I think that it's clear that the uncertainty in inputs and response create enough spread that we can say models are not able to predict trend well enough to be separable from reality.

What we can also say from MMH is that the parameters and responses chosen and utilized are biased heavily to the high side of observation. This is also visible in the Santer rebuttal which got stuck in review.
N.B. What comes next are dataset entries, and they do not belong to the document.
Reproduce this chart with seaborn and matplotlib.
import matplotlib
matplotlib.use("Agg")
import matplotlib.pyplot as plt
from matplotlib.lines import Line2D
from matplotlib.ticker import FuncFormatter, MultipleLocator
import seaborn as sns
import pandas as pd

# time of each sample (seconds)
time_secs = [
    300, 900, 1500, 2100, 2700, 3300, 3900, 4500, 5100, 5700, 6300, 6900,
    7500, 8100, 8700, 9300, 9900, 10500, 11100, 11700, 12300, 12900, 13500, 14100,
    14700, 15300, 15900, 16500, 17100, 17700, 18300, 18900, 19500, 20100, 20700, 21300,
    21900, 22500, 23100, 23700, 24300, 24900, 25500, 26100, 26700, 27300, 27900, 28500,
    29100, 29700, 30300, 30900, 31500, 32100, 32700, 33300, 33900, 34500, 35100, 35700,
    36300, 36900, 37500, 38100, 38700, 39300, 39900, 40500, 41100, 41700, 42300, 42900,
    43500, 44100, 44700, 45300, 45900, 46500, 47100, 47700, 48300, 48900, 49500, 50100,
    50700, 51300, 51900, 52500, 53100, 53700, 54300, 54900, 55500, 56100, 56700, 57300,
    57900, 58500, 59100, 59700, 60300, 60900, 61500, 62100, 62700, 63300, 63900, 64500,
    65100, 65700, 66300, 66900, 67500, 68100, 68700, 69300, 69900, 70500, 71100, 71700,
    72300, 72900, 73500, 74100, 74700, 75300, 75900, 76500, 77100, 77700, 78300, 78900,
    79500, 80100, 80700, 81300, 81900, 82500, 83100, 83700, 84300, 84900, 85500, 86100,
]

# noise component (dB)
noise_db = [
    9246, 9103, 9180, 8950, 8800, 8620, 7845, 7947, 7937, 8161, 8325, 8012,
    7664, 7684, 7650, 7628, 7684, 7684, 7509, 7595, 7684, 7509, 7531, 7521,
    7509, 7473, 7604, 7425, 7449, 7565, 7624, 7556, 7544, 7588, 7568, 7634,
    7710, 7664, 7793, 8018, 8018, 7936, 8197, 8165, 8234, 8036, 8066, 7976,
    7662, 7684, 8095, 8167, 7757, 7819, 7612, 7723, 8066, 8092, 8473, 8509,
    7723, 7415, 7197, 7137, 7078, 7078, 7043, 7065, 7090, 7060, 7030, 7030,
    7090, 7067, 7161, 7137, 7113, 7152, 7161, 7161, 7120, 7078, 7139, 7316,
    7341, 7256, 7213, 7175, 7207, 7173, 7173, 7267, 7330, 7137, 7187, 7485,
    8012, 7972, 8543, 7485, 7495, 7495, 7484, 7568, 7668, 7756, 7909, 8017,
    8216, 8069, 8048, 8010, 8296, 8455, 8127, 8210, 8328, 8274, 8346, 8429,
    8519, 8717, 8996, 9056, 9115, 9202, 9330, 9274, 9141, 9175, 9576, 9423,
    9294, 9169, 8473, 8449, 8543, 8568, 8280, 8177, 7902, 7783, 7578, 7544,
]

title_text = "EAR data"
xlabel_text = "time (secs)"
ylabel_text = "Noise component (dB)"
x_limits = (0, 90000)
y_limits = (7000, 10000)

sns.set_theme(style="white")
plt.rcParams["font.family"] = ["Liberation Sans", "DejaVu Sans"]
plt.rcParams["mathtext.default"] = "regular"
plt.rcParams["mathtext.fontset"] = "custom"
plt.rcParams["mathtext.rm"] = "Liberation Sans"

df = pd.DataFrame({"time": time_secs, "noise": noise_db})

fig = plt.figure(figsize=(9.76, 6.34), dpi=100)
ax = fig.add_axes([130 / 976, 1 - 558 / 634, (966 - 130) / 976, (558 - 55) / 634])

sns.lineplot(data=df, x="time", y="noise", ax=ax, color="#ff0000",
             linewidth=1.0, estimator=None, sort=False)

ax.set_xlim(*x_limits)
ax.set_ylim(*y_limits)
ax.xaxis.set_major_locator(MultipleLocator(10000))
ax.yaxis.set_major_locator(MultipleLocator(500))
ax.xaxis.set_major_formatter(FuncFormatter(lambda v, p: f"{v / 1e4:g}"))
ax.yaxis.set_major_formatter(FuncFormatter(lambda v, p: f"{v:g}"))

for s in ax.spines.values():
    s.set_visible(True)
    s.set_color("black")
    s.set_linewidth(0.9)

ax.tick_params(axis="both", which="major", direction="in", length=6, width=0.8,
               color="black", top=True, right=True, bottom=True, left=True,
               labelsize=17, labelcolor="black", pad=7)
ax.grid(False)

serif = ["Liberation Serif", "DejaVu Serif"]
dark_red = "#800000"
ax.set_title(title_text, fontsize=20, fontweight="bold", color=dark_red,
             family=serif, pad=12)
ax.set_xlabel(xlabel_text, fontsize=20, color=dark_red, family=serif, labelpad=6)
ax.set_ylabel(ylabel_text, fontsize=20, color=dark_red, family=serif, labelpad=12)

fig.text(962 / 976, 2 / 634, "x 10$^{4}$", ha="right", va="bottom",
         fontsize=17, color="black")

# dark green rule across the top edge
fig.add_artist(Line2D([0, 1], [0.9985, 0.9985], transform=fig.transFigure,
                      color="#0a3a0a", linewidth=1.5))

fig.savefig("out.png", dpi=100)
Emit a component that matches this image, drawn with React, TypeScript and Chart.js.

It's a subtle difference but the statement that the MMH test is invalid is incorrect.

--------------

This quote is from John Christy on the same topic:

“In this study we use the results from 21 IPCC AR4 models all of which portrayed the surface trend at or above +0.08 °C decade−1 (minimizing the problem of instability due to small denominators in the SR.). Some of the 21 models were represented by multiple runs which we then averaged together to represent a single simulation for that particular model. With 21 model values of SR, we will have a fairly large sample from which to calculate such variations created by both the structural differences among the models as well as their individual realizations of interannual variability. From our sample of 21 models (1979–1999) we determine the SR median and 95% C.I. as 1.38 ± 0.38. We shall refer to this error range as the ―spread‖ of the SRs as it encompasses essentially 95% of the results. We may then calculate the standard error of the mean and determine that the 95% C.I. for the central value of the 21 models sampled here as 1.38 ± 0.08, and refer to this as the error range which defines our ability to calculate the ―best estimate‖ of the central value of the models’ SR. Thus, the first error range or ―spread‖ is akin to the range of model SRs, and the second error range describes our knowledge of the ―best estimate‖ representing the confidence in determining the central value of a theoretical complete population of the model SRs.”

and later:

“With the exception of one SR case (RSS TLT) out of 18, none of the directly-measured observational datasets is consistent with the ―best estimate‖ of the IPCC AR4 [12] model-mean. Based on our assumptions of observational values, we conclude the AR4 model-mean or ―best estimate‖ of the SR (1.38 ± 0.08) is significantly different from the SRs determined by observations as described above. Note that the SRs from the thermal wind calculations are significantly larger than model values in all cases, which provides further evidence that TWE trends contain large errors.”

Link to paper is here:

http://www.mdpi.com/2072-4292/2/9/2148/pdf

Jeff Id said...

my last comment was stuck in moderation or something.

James Annan said...

Hi Jeff,

Well everything on old posts gets stuck when I am away for a few days.

To be honest though I do not mind engaging you in conversation I'm going to duck out on this now. It is quite clear that even (some) working climate scientists are hopelessly confused on this - I've just seen an absolute howler in a paper in press - so there seems little point in trying to persuade you. I'll have to play the long game through the literature.